> _EXERCISE BRIEF_
From the records below, give the number of lines that contain the string "matplotlib", without any other text.

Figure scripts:
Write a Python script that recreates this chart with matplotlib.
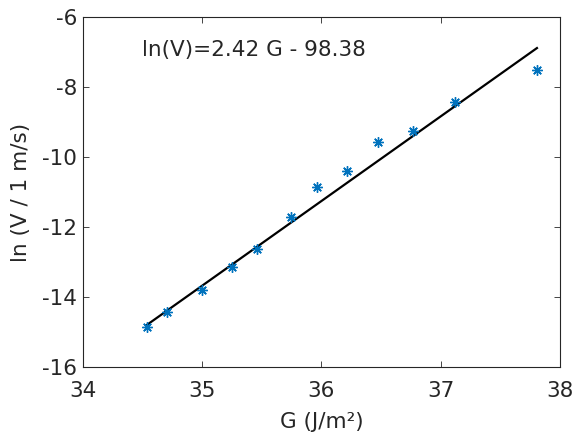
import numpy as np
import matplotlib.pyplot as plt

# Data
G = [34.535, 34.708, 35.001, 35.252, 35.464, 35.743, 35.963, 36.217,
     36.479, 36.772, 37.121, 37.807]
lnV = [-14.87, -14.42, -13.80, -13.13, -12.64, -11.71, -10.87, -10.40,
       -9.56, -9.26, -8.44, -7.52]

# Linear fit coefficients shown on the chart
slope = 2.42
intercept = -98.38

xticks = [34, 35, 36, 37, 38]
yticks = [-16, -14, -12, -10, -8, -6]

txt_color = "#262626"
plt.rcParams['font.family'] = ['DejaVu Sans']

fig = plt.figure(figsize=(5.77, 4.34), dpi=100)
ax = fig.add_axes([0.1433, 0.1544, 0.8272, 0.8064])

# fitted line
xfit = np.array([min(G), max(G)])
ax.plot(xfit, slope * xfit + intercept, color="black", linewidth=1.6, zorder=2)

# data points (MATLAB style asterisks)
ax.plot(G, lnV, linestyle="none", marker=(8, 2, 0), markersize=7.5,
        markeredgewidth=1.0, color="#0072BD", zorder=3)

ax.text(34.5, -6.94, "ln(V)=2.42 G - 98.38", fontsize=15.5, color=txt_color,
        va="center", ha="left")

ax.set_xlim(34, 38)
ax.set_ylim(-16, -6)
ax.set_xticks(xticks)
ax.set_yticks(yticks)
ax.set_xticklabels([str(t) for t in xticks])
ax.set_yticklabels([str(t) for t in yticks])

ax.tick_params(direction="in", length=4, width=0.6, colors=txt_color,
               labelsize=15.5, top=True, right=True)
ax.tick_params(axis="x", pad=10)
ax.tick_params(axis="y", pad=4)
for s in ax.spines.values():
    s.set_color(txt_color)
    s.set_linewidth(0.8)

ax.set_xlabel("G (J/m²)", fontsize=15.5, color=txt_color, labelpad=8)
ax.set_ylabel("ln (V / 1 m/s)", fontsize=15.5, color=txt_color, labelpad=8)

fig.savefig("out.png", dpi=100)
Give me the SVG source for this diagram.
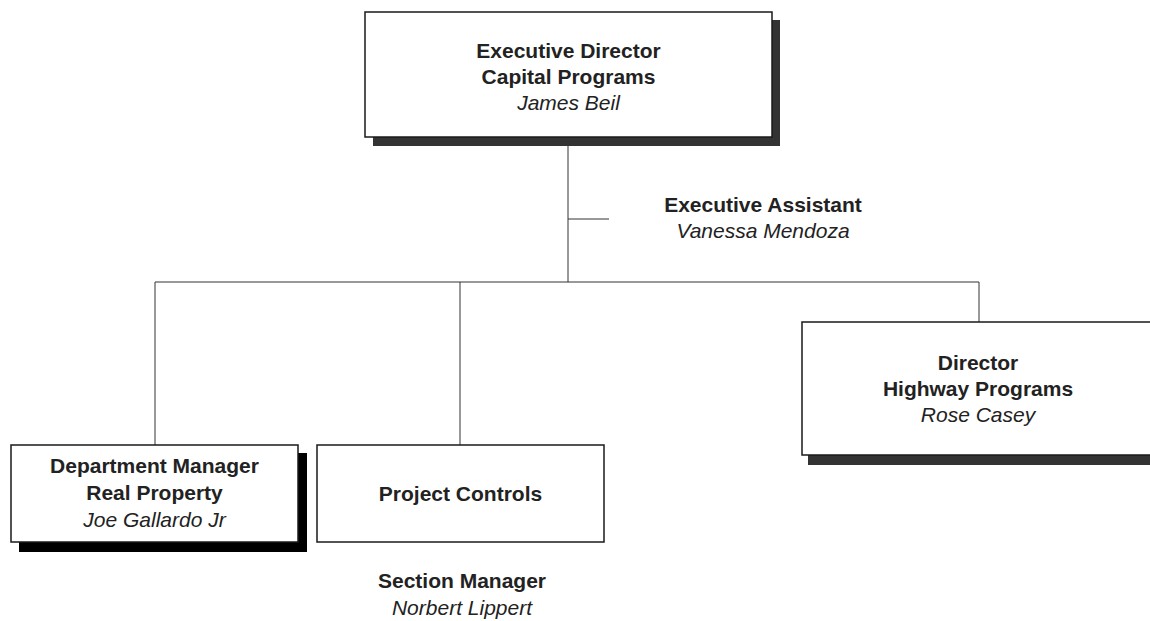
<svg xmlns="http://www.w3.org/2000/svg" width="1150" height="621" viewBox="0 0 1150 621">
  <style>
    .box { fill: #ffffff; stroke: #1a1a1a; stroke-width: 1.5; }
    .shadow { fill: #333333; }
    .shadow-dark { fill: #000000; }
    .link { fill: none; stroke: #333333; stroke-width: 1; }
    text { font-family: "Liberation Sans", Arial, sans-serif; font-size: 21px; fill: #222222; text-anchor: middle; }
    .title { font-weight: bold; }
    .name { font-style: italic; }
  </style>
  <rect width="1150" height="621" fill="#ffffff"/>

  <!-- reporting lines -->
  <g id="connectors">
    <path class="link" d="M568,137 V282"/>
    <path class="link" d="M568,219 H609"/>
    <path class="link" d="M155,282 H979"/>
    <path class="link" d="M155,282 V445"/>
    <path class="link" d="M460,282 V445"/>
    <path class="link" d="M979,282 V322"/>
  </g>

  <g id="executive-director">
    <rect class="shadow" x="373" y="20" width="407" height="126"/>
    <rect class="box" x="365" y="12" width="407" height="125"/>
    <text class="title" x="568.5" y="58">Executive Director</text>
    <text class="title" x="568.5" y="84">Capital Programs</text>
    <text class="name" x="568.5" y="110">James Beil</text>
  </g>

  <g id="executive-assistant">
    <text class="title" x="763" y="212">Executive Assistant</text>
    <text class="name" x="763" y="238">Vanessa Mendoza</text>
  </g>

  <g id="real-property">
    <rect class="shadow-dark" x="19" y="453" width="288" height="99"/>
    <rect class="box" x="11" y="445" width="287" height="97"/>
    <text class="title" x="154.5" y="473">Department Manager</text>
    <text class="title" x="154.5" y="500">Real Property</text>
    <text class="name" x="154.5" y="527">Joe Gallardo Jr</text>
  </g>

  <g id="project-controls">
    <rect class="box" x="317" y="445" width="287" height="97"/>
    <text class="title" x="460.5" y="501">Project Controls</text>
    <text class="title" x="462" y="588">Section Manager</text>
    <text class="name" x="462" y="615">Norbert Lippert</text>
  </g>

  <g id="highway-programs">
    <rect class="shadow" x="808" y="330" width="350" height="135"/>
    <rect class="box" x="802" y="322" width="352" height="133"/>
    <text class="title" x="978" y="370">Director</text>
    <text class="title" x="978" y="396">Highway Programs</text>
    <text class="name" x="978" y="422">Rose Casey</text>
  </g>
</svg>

> _WRITTEN SOLUTION_
2